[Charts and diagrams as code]
····················

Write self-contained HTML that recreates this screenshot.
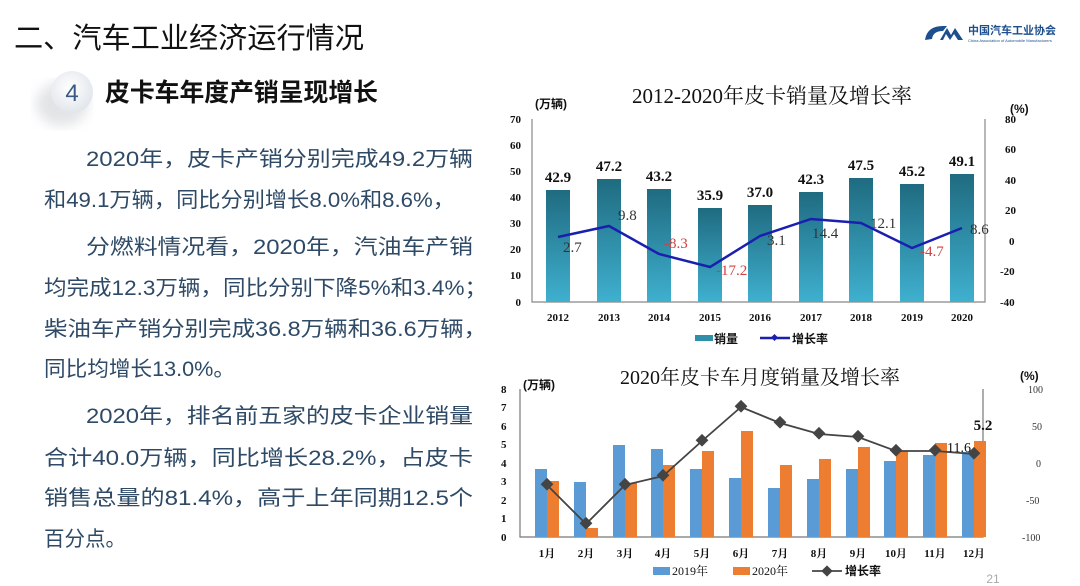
<!DOCTYPE html>
<html><head><meta charset="utf-8"><style>
html,body{margin:0;padding:0;background:#fff;}
svg{display:block;font-family:"Liberation Sans","Noto Sans CJK SC",sans-serif;}
.s{font-family:"Liberation Serif","Noto Serif CJK SC",serif;}
</style></head><body>
<svg width="1080" height="586" viewBox="0 0 1080 586" xmlns="http://www.w3.org/2000/svg">
<defs>
<linearGradient id="bg1" x1="0" y1="0" x2="0" y2="1"><stop offset="0" stop-color="#1f6b80"/><stop offset="1" stop-color="#3fb0cf"/></linearGradient>
<radialGradient id="cg" cx="0.45" cy="0.4" r="0.7"><stop offset="0" stop-color="#fff"/><stop offset="1" stop-color="#dde2e8"/></radialGradient>
<filter id="bl"><feGaussianBlur stdDeviation="6"/></filter>
</defs>
<!-- header -->
<text x="14" y="48" font-size="29" fill="#111" textLength="350" lengthAdjust="spacingAndGlyphs">二、汽车工业经济运行情况</text>
<path d="M925 40 q2 -14 18 -14 l4 0 l-4 5 q-10 0 -11 8 z" fill="#1d4f8f"/>
<path d="M940 40 l7 -12 l4 7 l4 -7 l8 12 h-5 l-4 -6 l-4 6 l-4 -6 l-3 6z" fill="#1d4f8f"/>
<text x="968" y="34" font-size="11" font-weight="bold" fill="#1d4f8f">中国汽车工业协会</text>
<text x="968" y="42" font-size="4" fill="#1d4f8f">China Association of Automobile Manufacturers</text>
<ellipse cx="62" cy="104" rx="26" ry="22" fill="#cfd2d6" opacity="0.6" filter="url(#bl)"/>
<circle cx="72" cy="92" r="21" fill="url(#cg)"/>
<text x="72" y="101" font-size="24" fill="#3a5a85" text-anchor="middle">4</text>
<text x="105" y="101" font-size="25" font-weight="bold" fill="#111" textLength="273" lengthAdjust="spacingAndGlyphs">皮卡车年度产销呈现增长</text>
<!-- body text -->
<g font-size="21" fill="#2e4a66">
<text x="86" y="166" textLength="387" lengthAdjust="spacingAndGlyphs">2020年，皮卡产销分别完成49.2万辆</text>
<text x="44" y="207" textLength="411" lengthAdjust="spacingAndGlyphs">和49.1万辆，同比分别增长8.0%和8.6%，</text>
<text x="86" y="254" textLength="387" lengthAdjust="spacingAndGlyphs">分燃料情况看，2020年，汽油车产销</text>
<text x="44" y="295" textLength="443" lengthAdjust="spacingAndGlyphs">均完成12.3万辆，同比分别下降5%和3.4%；</text>
<text x="44" y="336" textLength="443" lengthAdjust="spacingAndGlyphs">柴油车产销分别完成36.8万辆和36.6万辆，</text>
<text x="44" y="376" textLength="191" lengthAdjust="spacingAndGlyphs">同比均增长13.0%。</text>
<text x="86" y="423" textLength="387" lengthAdjust="spacingAndGlyphs">2020年，排名前五家的皮卡企业销量</text>
<text x="44" y="465" textLength="429" lengthAdjust="spacingAndGlyphs">合计40.0万辆，同比增长28.2%，占皮卡</text>
<text x="44" y="505" textLength="429" lengthAdjust="spacingAndGlyphs">销售总量的81.4%，高于上年同期12.5个</text>
<text x="44" y="546" textLength="82" lengthAdjust="spacingAndGlyphs">百分点。</text>
</g>

<!-- chart 1 -->
<text x="772" y="103" class="s" font-size="21" fill="#111" text-anchor="middle">2012-2020年皮卡销量及增长率</text>
<text x="535" y="108" font-size="12" font-weight="bold" fill="#111">(万辆)</text>
<text x="1010" y="113" font-size="12" font-weight="bold" fill="#111">(%)</text>
<g font-size="11" font-weight="bold" fill="#111" class="s" text-anchor="end">
<text x="521" y="123">70</text><text x="521" y="149">60</text><text x="521" y="175">50</text><text x="521" y="201">40</text><text x="521" y="227">30</text><text x="521" y="253">20</text><text x="521" y="279">10</text><text x="521" y="306">0</text>
</g>
<g font-size="11" font-weight="bold" fill="#111" class="s">
<text x="1005" y="123">80</text><text x="1005" y="153">60</text><text x="1005" y="184">40</text><text x="1005" y="214">20</text><text x="1009" y="245">0</text><text x="1000" y="275">-20</text><text x="1000" y="306">-40</text>
</g>
<polyline points="532,119 532,302 985,302 985,119" fill="none" stroke="#888" stroke-width="1.2"/>
<g fill="url(#bg1)">
<rect x="546" y="190" width="24" height="112"/>
<rect x="597" y="179" width="24" height="123"/>
<rect x="647" y="189" width="24" height="113"/>
<rect x="698" y="208" width="24" height="94"/>
<rect x="748" y="205" width="24" height="97"/>
<rect x="799" y="192" width="24" height="110"/>
<rect x="849" y="178" width="24" height="124"/>
<rect x="900" y="184" width="24" height="118"/>
<rect x="950" y="174" width="24" height="128"/>
</g>
<g class="s" font-size="15" font-weight="bold" fill="#111" text-anchor="middle">
<text x="558" y="182">42.9</text><text x="609" y="171">47.2</text><text x="659" y="181">43.2</text><text x="710" y="200">35.9</text><text x="760" y="197">37.0</text><text x="811" y="184">42.3</text><text x="861" y="170">47.5</text><text x="912" y="176">45.2</text><text x="962" y="166">49.1</text>
</g>
<polyline points="558,237 609,226 659,254 710,267 760,236 811,219 861,223 912,248 962,228" fill="none" stroke="#1a1fb0" stroke-width="2.5"/>
<g class="s" font-size="15" fill="#333">
<text x="563" y="252">2.7</text><text x="618" y="220">9.8</text><text x="767" y="245">3.1</text><text x="812" y="238">14.4</text><text x="870" y="228">12.1</text><text x="970" y="234">8.6</text>
</g>
<g class="s" font-size="15" fill="#d04040">
<text x="664" y="248">-8.3</text><text x="716" y="275">-17.2</text><text x="920" y="256">-4.7</text>
</g>
<g class="s" font-size="11" font-weight="bold" fill="#111" text-anchor="middle">
<text x="558" y="321">2012</text><text x="609" y="321">2013</text><text x="659" y="321">2014</text><text x="710" y="321">2015</text><text x="760" y="321">2016</text><text x="811" y="321">2017</text><text x="861" y="321">2018</text><text x="912" y="321">2019</text><text x="962" y="321">2020</text>
</g>
<rect x="695" y="335" width="18" height="6" fill="#2f8fa8"/>
<text x="714" y="343" font-size="12" font-weight="bold" fill="#111">销量</text>
<line x1="760" y1="338" x2="790" y2="338" stroke="#1a1fb0" stroke-width="2.5"/>
<rect x="772" y="335" width="5" height="5" fill="#1a1fb0" transform="rotate(45 774.5 337.5)"/>
<text x="792" y="343" font-size="12" font-weight="bold" fill="#111">增长率</text>

<!-- chart 2 -->
<text x="760" y="384" font-size="20" fill="#111" text-anchor="middle" class="s">2020年皮卡车月度销量及增长率</text>
<text x="523" y="389" font-size="12" font-weight="bold" fill="#111">(万辆)</text>
<text x="1020" y="380" font-size="12" font-weight="bold" fill="#111">(%)</text>
<g font-size="11" font-weight="bold" fill="#111" class="s">
<text x="501" y="393">8</text><text x="501" y="411">7</text><text x="501" y="430">6</text><text x="501" y="448">5</text><text x="501" y="467">4</text><text x="501" y="485">3</text><text x="501" y="504">2</text><text x="501" y="522">1</text><text x="501" y="541">0</text>
</g>
<g font-size="10" fill="#333" class="s">
<text x="1028" y="393">100</text><text x="1032" y="430">50</text><text x="1036" y="467">0</text><text x="1026" y="504">-50</text><text x="1022" y="541">-100</text>
</g>
<polyline points="520,389 520,537 983,537 983,389" fill="none" stroke="#777" stroke-width="1.2"/>
<g fill="#5b9bd5">
<rect x="535" y="469" width="12" height="68"/><rect x="574" y="482" width="12" height="55"/><rect x="613" y="445" width="12" height="92"/><rect x="651" y="449" width="12" height="88"/><rect x="690" y="469" width="12" height="68"/><rect x="729" y="478" width="12" height="59"/><rect x="768" y="488" width="12" height="49"/><rect x="807" y="479" width="12" height="58"/><rect x="846" y="469" width="12" height="68"/><rect x="884" y="461" width="12" height="76"/><rect x="923" y="455" width="12" height="82"/><rect x="962" y="452" width="12" height="85"/>
</g>
<g fill="#ed7d31">
<rect x="547" y="481" width="12" height="56"/><rect x="586" y="528" width="12" height="9"/><rect x="625" y="483" width="12" height="54"/><rect x="663" y="465" width="12" height="72"/><rect x="702" y="451" width="12" height="86"/><rect x="741" y="431" width="12" height="106"/><rect x="780" y="465" width="12" height="72"/><rect x="819" y="459" width="12" height="78"/><rect x="858" y="447" width="12" height="90"/><rect x="896" y="451" width="12" height="86"/><rect x="935" y="443" width="12" height="94"/><rect x="974" y="441" width="12" height="96"/>
</g>
<polyline points="547,485 586,524 625,485 663,476 702,441 741,407 780,423 819,434 858,437 896,451 935,451 974,454" fill="none" stroke="#444" stroke-width="1.8"/>
<g fill="#444">
<rect x="542" y="480" width="9" height="9" transform="rotate(45 547 485)"/><rect x="581" y="519" width="9" height="9" transform="rotate(45 586 524)"/><rect x="620" y="480" width="9" height="9" transform="rotate(45 625 485)"/><rect x="658" y="471" width="9" height="9" transform="rotate(45 663 476)"/><rect x="697" y="436" width="9" height="9" transform="rotate(45 702 441)"/><rect x="736" y="402" width="9" height="9" transform="rotate(45 741 407)"/><rect x="775" y="418" width="9" height="9" transform="rotate(45 780 423)"/><rect x="814" y="429" width="9" height="9" transform="rotate(45 819 434)"/><rect x="853" y="432" width="9" height="9" transform="rotate(45 858 437)"/><rect x="891" y="446" width="9" height="9" transform="rotate(45 896 451)"/><rect x="930" y="446" width="9" height="9" transform="rotate(45 935 451)"/><rect x="969" y="449" width="9" height="9" transform="rotate(45 974 454)"/>
</g>
<text x="983" y="430" class="s" font-size="15" font-weight="bold" fill="#111" text-anchor="middle">5.2</text>
<text x="959" y="452" class="s" font-size="14" fill="#111" text-anchor="middle">11.6</text>
<g class="s" font-size="11" font-weight="bold" fill="#111" text-anchor="middle">
<text x="547" y="557">1月</text><text x="586" y="557">2月</text><text x="625" y="557">3月</text><text x="663" y="557">4月</text><text x="702" y="557">5月</text><text x="741" y="557">6月</text><text x="780" y="557">7月</text><text x="819" y="557">8月</text><text x="858" y="557">9月</text><text x="896" y="557">10月</text><text x="935" y="557">11月</text><text x="974" y="557">12月</text>
</g>
<rect x="653" y="567" width="17" height="8" fill="#5b9bd5"/>
<text x="672" y="575" class="s" font-size="12" fill="#111">2019年</text>
<rect x="733" y="567" width="17" height="8" fill="#ed7d31"/>
<text x="752" y="575" class="s" font-size="12" fill="#111">2020年</text>
<line x1="812" y1="571" x2="842" y2="571" stroke="#444" stroke-width="1.8"/>
<rect x="823" y="567" width="8" height="8" fill="#444" transform="rotate(45 827 571)"/>
<text x="845" y="575" font-size="12" font-weight="bold" fill="#111">增长率</text>
<text x="993" y="583" font-size="12" fill="#aaa" text-anchor="middle">21</text>
</svg>
</body></html>
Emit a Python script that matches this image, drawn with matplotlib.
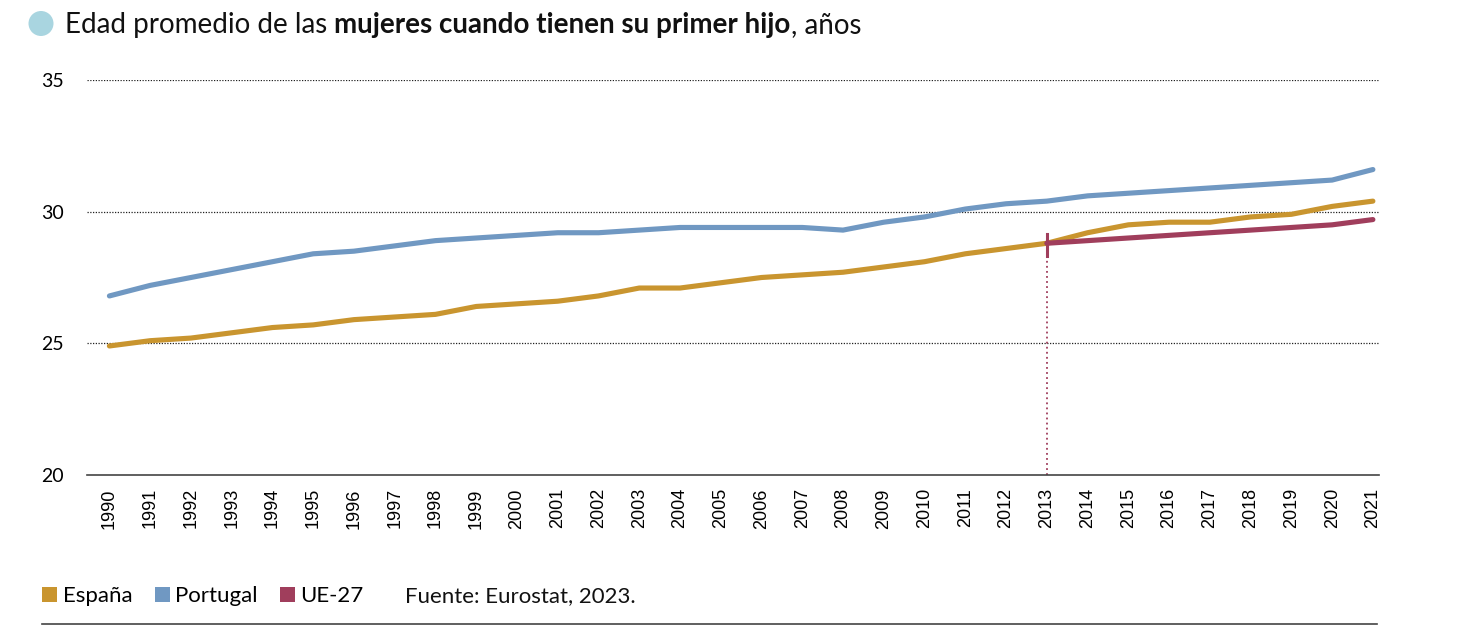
import matplotlib
matplotlib.use("Agg")
import matplotlib.pyplot as plt
from matplotlib.patches import Patch, Ellipse
from matplotlib.lines import Line2D

years = list(range(1990, 2022))
espana = [24.9, 25.1, 25.2, 25.4, 25.6, 25.7, 25.9, 26.0, 26.1, 26.4, 26.5, 26.6, 26.8, 27.1, 27.1, 27.3,
          27.5, 27.6, 27.7, 27.9, 28.1, 28.4, 28.6, 28.8, 29.2, 29.5, 29.6, 29.6, 29.8, 29.9, 30.2, 30.4]
portugal = [26.8, 27.2, 27.5, 27.8, 28.1, 28.4, 28.5, 28.7, 28.9, 29.0, 29.1, 29.2, 29.2, 29.3, 29.4, 29.4,
            29.4, 29.4, 29.3, 29.6, 29.8, 30.1, 30.3, 30.4, 30.6, 30.7, 30.8, 30.9, 31.0, 31.1, 31.2, 31.6]
ue_years = list(range(2013, 2022))
ue27 = [28.8, 28.9, 29.0, 29.1, 29.2, 29.3, 29.4, 29.5, 29.7]
yticks = [20, 25, 30, 35]
series_names = ["España", "Portugal", "UE-27"]
source = "Fuente: Eurostat, 2023."
title_parts = [("Edad promedio de las ", "normal"), ("mujeres cuando tienen su primer hijo", "bold"), (", años", "normal")]

C_ES = "#C9952F"
C_PT = "#7098C2"
C_UE = "#A03E5C"
C_DOT = "#A9D5E0"

W, H = 1461, 629
fig = plt.figure(figsize=(W / 100, H / 100), dpi=100)
ax = fig.add_axes([87 / W, 1 - 475 / H, (1379 - 87) / W, (475 - 80) / H])

ax.set_xlim(1989.45, 2021.15)
ax.set_ylim(20, 35)

for v in yticks[1:]:
    ax.axhline(v, color="#222222", lw=0.9, linestyle=(0, (1, 1.2)), zorder=1)

lw = 3.7
ax.plot(years, portugal, color=C_PT, lw=lw, solid_capstyle="round", zorder=3)
ax.plot(years, espana, color=C_ES, lw=lw, solid_capstyle="round", zorder=3)
ax.plot(ue_years, ue27, color=C_UE, lw=lw, solid_capstyle="round", zorder=4)

# 2013 marker
ax.plot([2013, 2013], [20, 28.3], color=C_UE, lw=1.3, linestyle=(0, (1, 1.8)), zorder=2)
ax.plot([2013, 2013], [28.3, 29.15], color=C_UE, lw=2.2, zorder=5)

for s in ["top", "right", "left"]:
    ax.spines[s].set_visible(False)
ax.spines["bottom"].set_color("#444444")
ax.spines["bottom"].set_linewidth(1.2)

ax.set_yticks(yticks)
ax.set_yticklabels([str(v) for v in yticks], fontsize=14, family="Lato")
ax.tick_params(axis="y", length=0, pad=17)
ax.set_xticks(years)
ax.set_xticklabels([str(y) for y in years], rotation=90, fontsize=13, family="Liberation Sans", va="top")
ax.tick_params(axis="x", length=0, pad=9.5)

# title
fig.patches.append(Ellipse((41 / W, 1 - 23.5 / H), 25 / W, 25 / H, transform=fig.transFigure,
                           facecolor=C_DOT, edgecolor="none"))
fig.canvas.draw()
renderer = fig.canvas.get_renderer()
x = 65
for txt, wt in title_parts:
    t = fig.text(x / W, 1 - 33 / H, txt, fontsize=20, fontweight=wt, family="Lato",
                 ha="left", va="baseline", color="#111111")
    bb = t.get_window_extent(renderer)
    x += bb.width

# legend
handles = [Patch(facecolor=c, edgecolor="none") for c in [C_ES, C_PT, C_UE]]
leg = fig.legend(handles, series_names, loc="center left", bbox_to_anchor=(42 / W, 1 - 596 / H),
                 ncol=3, frameon=False, prop={"family": "Lato", "size": 16},
                 handlelength=0.68, handleheight=0.68, handletextpad=0.25, columnspacing=1.0,
                 borderpad=0, borderaxespad=0)
fig.text(405 / W, 1 - 596 / H, source, fontsize=16, family="Lato", ha="left", va="center", color="#111111")

fig.add_artist(Line2D([42 / W, 1377 / W], [1 - 624 / H, 1 - 624 / H], transform=fig.transFigure,
                      color="#444444", lw=1.2))

fig.savefig("out.png", dpi=100)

····················

■ **Task objective**: In the entries above, find the line that contains "Emit a Python" and the line that contains "from matplotlib.lines import Line2D". Reproduce exactly those two lines and every line between them, but not the pictures.

■ **Solution below**:
Emit a Python script that matches this image, drawn with matplotlib.
import matplotlib
matplotlib.use("Agg")
import matplotlib.pyplot as plt
from matplotlib.patches import Patch, Ellipse
from matplotlib.lines import Line2D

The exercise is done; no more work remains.